8.19 gasStation

• 暴力法 timeout
• better

    int canCompleteCircuit(vector<int>& gas, vector<int>& cost) {
        int n = cost.size(), sum;
        for (int start=0; start<n;) {
            if (gas[start]-cost[start] < 0) {
                ++start;
                continue;
            } 
            sum = 0;
            int j=start;
            for (; j<start+n; ++j) {
              sum += gas[j%n]-cost[j%n];
              if (sum<0) break;
            }
            if (j==start+n) return start;
            else start = j;
        }
        return -1;//should never be
    }

诶居然想这么久，想到要把gas[i]-cost[i]，而且正确的starti此数不能是负的。然而没考虑好然后怎么才能从O（n^2）回到O（n）。
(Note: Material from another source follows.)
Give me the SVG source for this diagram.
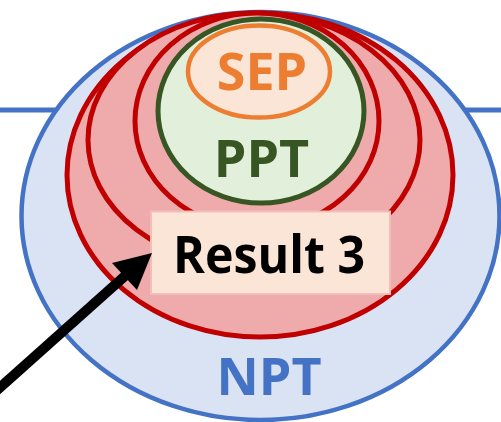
<svg xmlns="http://www.w3.org/2000/svg" width="501" height="422" viewBox="0 0 501 422">
  <style>
    .lbl { font-family: "Open Sans", "Noto Sans", "DejaVu Sans", sans-serif; font-weight: 700; font-size: 52px; text-anchor: middle; }
    .red { fill: #EFABAB; stroke: #C00000; stroke-width: 5; }
  </style>
  <!-- horizontal guide lines behind the outer set -->
  <g id="guides" stroke="#4472C4" stroke-width="5">
    <line x1="0" y1="110" x2="60" y2="110"/>
    <line x1="465" y1="110" x2="501" y2="110"/>
  </g>
  <g id="npt">
    <ellipse cx="260.5" cy="216" rx="239" ry="204" fill="#DAE3F3" stroke="#4472C4" stroke-width="4.5"/>
    <text class="lbl" x="269" y="395" fill="#4472C4">NPT</text>
  </g>
  <g id="result-sets">
    <ellipse class="red" cx="260" cy="175" rx="193" ry="162"/>
    <ellipse class="red" cx="254" cy="140" rx="166" ry="127"/>
    <ellipse class="red" cx="257" cy="121" rx="122" ry="108"/>
  </g>
  <g id="ppt">
    <ellipse cx="261" cy="111" rx="103" ry="92" fill="#E2EFDA" stroke="#375623" stroke-width="5"/>
    <text class="lbl" x="261.5" y="177" fill="#375623">PPT</text>
  </g>
  <g id="sep">
    <ellipse cx="259" cy="71.5" rx="71" ry="46" fill="#FBE5D6" stroke="#ED7D31" stroke-width="4.5"/>
    <text class="lbl" x="262" y="90" fill="#ED7D31">SEP</text>
  </g>
  <g id="result3">
    <rect x="151" y="211.5" width="239" height="82.5" fill="#FBE5D6" stroke="#F2BFB8" stroke-width="2"/>
    <text class="lbl" x="269" y="273" textLength="192" lengthAdjust="spacingAndGlyphs" fill="#000000">Result 3</text>
  </g>
  <g id="connectors">
    <line x1="-4" y1="391" x2="126" y2="275" stroke="#000000" stroke-width="10"/>
    <polygon points="152,253 112,263 137,290" fill="#000000"/>
  </g>
</svg>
• We are looking for if we can find a starti that allows us to traverse without ever getting negative gas total, meaning we can safely get to any gas station starting from here.
• ~Given if there's solution it must be unique, there's only one starti that can reach all other stations while other stations can not safely reach starti.~ (can used this property to eliminate answer)
• So if we start at some index tryi, and end up out of gas at index tryi+m: we know tryi and tryi+m cannot be the answer. Moreover, any index in between cannot be neither. (cuz of property above)